Quels sont les atouts de la philanthropie en France ?

Philippe-Henri Dutheil : Malgré le rabot fiscal sur le mécénat d’entreprise pour les dons supérieurs à 2 millions d’euros par an, nous bénéficions encore aujourd’hui du régime fiscal le plus élaboré et le plus favorable du monde philanthropique et associatif des pays occidentaux. L’environnement socio-culturel français, qui se traduit notamment par une belle dynamique associative, est également très favorable. Nous avons la chance d’avoir l’une des lois les plus simples de tout l’arsenal juridique occidental avec la loi de 1901 ; c’est une loi extraordinaire, copiée dans beaucoup de pays, même si elle est aujourd’hui un peu grignotée par les agréments et des démarches administratives alourdies.

Voyez-vous des points d’amélioration ou de vigilance pour la philanthropie en France ?

Philippe-Henri Dutheil : La fiscalité en France est déjà très incitative, mais il convient de demeurer vigilant pour que ces dispositifs fiscaux existants ne soient pas rabotés.

La France est mal notée sur la question des dons transnationaux, sur laquelle nous sommes très en retard : hormis dans le cadre très spécifique du Transnational Giving Europe, on ne peut pas donner ni déduire systématiquement quand les fonds sont destinés à l’étranger. Cette fiscalité mériterait d’être fluidifiée, avec par exemple la possibilité de bénéficier de déduction fiscale pour des actions se déroulant à l’étranger, sans qu’elles soient nécessairement pilotées depuis la France. Nous pourrions nous inspirer de ce qui se fait dans certains pays anglo-saxons.
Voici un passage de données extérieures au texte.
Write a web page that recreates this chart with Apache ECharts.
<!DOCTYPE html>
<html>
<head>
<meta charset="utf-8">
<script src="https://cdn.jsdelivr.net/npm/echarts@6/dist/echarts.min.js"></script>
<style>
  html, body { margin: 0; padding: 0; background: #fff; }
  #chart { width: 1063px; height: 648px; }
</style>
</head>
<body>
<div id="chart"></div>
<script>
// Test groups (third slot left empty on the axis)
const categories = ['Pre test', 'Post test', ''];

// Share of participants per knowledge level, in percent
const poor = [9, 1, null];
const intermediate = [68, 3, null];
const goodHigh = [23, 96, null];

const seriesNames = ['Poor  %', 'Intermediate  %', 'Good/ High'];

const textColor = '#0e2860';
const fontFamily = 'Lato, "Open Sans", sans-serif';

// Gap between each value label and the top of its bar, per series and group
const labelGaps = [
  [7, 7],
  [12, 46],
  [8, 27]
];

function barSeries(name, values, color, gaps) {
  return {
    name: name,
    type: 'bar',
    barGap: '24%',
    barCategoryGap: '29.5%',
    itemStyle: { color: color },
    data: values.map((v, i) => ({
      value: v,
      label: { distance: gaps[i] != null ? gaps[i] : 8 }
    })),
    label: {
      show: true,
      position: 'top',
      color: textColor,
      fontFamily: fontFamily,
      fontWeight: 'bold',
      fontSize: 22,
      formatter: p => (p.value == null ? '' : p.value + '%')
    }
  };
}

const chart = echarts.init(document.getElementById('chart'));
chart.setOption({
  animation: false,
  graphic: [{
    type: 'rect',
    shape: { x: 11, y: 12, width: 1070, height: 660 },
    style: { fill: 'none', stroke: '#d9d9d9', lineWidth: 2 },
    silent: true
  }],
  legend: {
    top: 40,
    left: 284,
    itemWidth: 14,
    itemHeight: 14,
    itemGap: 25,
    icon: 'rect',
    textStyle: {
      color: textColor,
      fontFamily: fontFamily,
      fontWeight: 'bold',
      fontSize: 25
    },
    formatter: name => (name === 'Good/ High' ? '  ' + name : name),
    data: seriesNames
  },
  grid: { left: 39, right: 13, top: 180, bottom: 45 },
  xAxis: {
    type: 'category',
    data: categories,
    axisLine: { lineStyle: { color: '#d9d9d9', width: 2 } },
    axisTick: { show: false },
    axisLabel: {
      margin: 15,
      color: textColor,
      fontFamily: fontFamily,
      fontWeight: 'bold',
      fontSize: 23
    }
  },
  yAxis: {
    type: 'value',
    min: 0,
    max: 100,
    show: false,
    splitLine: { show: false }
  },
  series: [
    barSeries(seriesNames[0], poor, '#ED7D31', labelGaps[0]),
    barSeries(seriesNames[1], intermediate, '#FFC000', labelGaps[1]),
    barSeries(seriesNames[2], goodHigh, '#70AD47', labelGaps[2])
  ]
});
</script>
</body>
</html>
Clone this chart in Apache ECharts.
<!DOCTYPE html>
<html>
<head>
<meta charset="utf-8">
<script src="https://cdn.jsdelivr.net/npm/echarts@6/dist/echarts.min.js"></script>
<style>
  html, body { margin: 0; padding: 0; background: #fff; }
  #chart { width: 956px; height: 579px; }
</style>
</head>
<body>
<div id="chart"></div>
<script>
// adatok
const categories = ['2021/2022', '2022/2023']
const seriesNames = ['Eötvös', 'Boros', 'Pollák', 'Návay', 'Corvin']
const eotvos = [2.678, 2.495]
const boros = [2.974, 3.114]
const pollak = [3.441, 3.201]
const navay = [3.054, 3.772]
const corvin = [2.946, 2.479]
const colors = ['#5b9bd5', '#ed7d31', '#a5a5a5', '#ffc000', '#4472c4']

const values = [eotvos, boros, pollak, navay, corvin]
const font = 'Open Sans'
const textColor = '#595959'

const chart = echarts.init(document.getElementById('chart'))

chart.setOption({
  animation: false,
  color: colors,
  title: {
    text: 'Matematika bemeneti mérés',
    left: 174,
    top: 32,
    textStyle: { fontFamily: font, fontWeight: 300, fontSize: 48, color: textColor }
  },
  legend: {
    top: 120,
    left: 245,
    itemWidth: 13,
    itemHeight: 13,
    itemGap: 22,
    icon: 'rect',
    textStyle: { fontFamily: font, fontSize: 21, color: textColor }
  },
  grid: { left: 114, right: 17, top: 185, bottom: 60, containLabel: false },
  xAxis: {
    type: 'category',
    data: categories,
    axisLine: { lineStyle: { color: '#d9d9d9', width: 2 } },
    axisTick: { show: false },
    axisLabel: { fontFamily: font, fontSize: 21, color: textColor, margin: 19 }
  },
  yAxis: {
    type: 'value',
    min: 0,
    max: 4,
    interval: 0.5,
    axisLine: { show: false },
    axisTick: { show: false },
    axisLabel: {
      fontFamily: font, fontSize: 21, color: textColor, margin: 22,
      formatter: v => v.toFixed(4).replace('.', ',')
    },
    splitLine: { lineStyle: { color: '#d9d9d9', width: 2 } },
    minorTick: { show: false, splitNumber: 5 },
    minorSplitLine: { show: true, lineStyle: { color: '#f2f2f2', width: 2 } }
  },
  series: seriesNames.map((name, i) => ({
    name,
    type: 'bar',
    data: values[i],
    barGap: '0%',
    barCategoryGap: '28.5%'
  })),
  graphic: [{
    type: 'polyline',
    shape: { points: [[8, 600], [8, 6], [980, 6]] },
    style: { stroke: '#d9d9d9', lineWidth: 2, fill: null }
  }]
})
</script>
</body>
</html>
Le point de vigilance majeur réside dans l’environnement politique. Cette édition s’arrête fin 2020. Mais avec la loi sur la consolidation des principes républicains d’août 2021, l’environnement politique français s’est dégradé pour le monde philanthropique et associatif. Le « contrat d’engagement républicain » institué par cette loi limite en effet la liberté des associations et fondations et fait reposer de lourdes responsabilités sur les dirigeants associatifs. Veillons donc à ne pas fragiliser davantage les libertés qui concernent la philanthropie et le monde associatif.